My two oldest children were in the back seat strapped into their car seats, both under two. We had been at a two year old’s birthday party, both kids were long past their usual nap time, and they were fussy and cranky on the car trip home. I am sure I must have tried singing to them to get them to settle, but that works best in fairy tales where children magically fall into a dreamy sleep. Shortly before we arrived at the place where I had to make the illegal left turn, both children had just nodded sleepily and had fallen asleep. I was relieved that the rest of the hour long trip would not be miserable for them or for me. Suddenly from behind a bridge a police car came, with lights flashing and sirens blaring, and a voice from a bull horn screaming, “PULL OVER!” I quickly pulled the car off the road and the officer pulled his car behind mine. As the officer walked toward my car I rolled down my window as wide as it could go, leaned out as far as I could lean, and hiss-whispered in a menacing voice, “Quiet! I just got these children to sleep!” The officer looked at me, a little surprised, then looked at the still sleeping children and backed away from the car, saying, “Oh, sorry.” He must have had second thoughts then, and he added, whispering, did I know that the left turn I had just made was illegal? I waved back to him to say, yes, thanks, and off I drove.
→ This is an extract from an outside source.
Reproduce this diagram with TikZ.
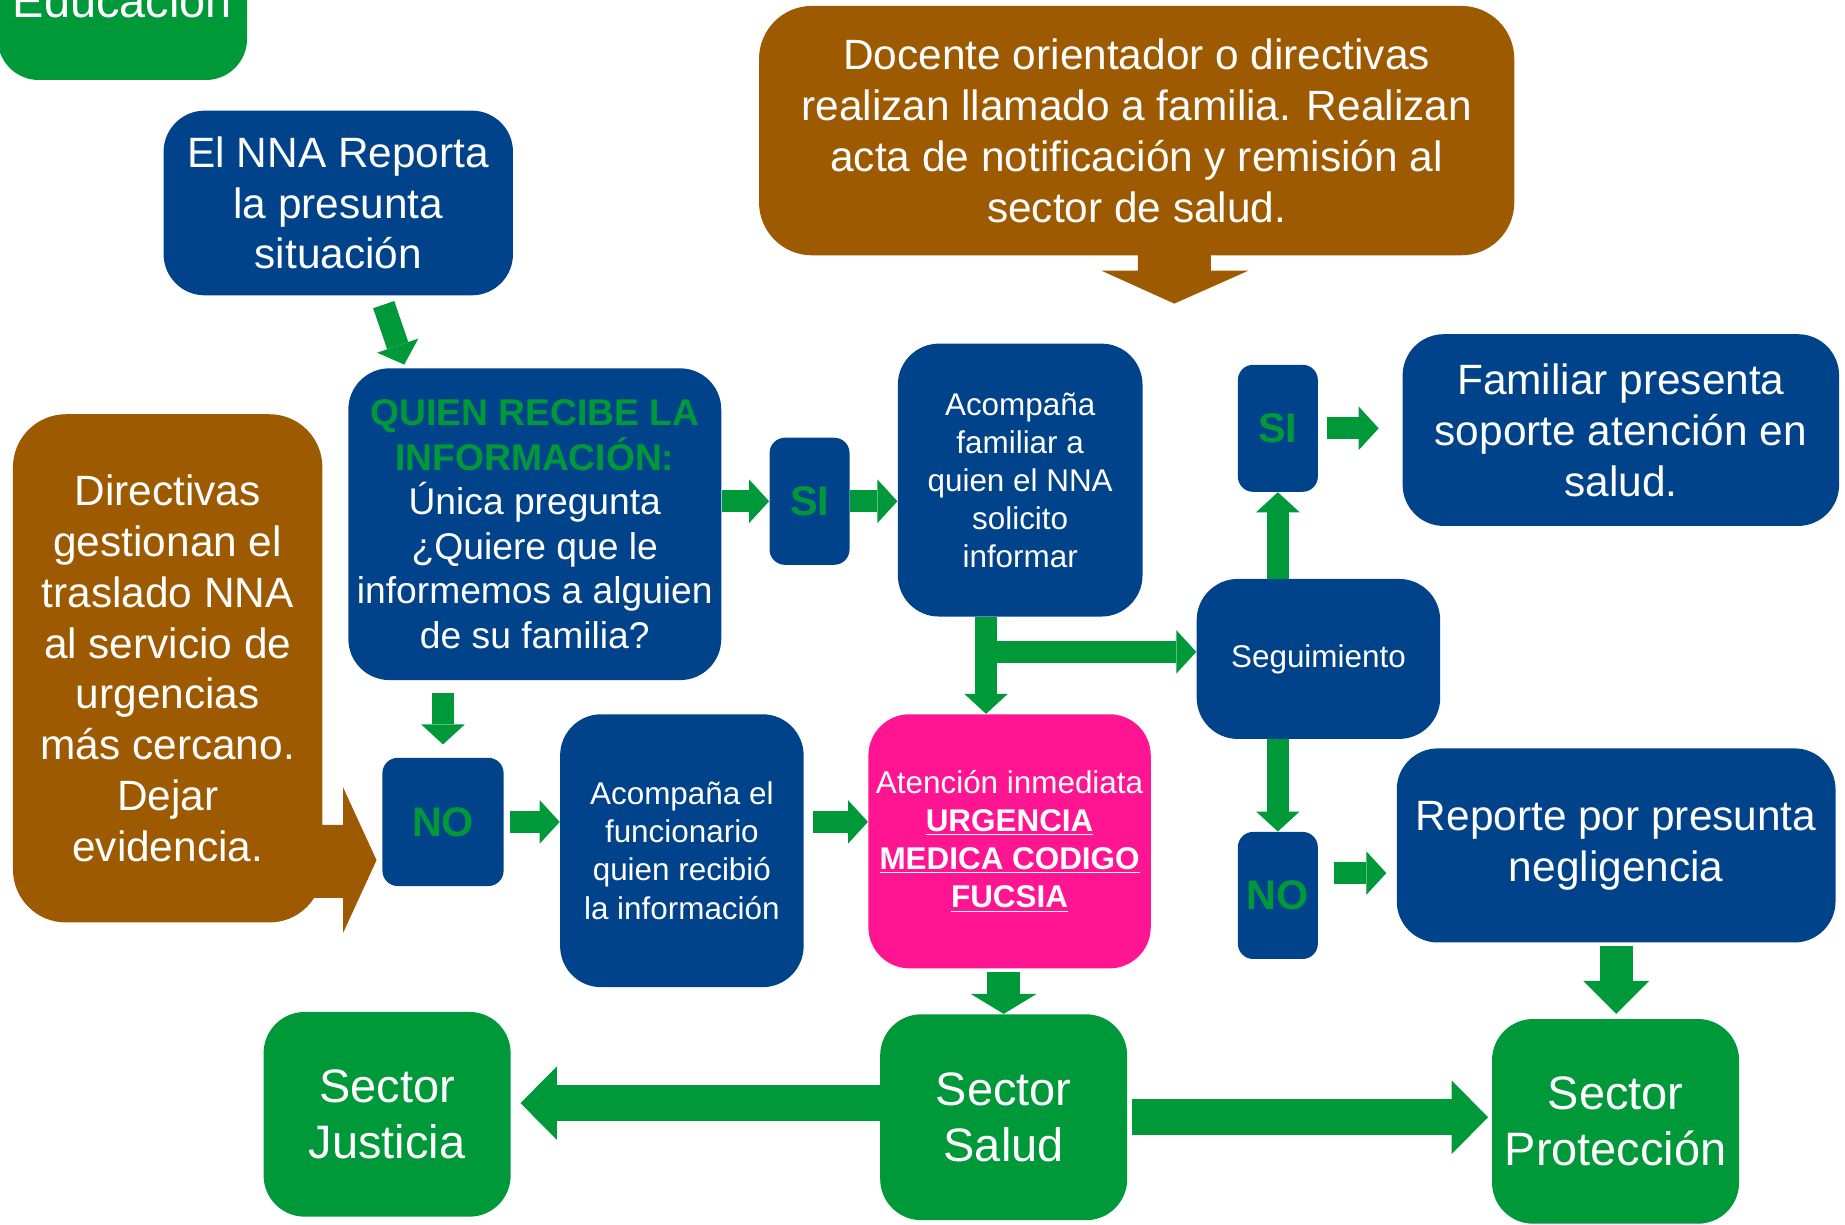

This is the ultimate white privilege story. It never crossed my mind that day that I might be in any danger from the law. I don’t remember feeling any concern that my actions in asking the police officer to not do his job might have been unreasonable or inappropriate. Did I wonder if it was okay for me to expect cooperation or collusion from a police officer? No, that didn’t cross my mind. The concept that I would be given the benefit of the doubt was so pervasive it was rarely, if ever, articulated. All people deserve the kind of policing response I received that day; only some people get it. The young man who was the officer on duty in this incident might have seen me as a damsel in distress and maybe even a little crazed, a woman with two very young children, possibly barely coping. He might have been a father. Maybe he recognized in me his mother, sister, wife or niece. I have thought about this incident many times since that day: both the ultimate chutzpah of my actions and the unfairness of my white advantage. To be clear, I deserved to be ticketed for making an illegal left turn, and I would not have objected to getting a ticket, but I know I would have been furious if that officer had awakened my sleeping children.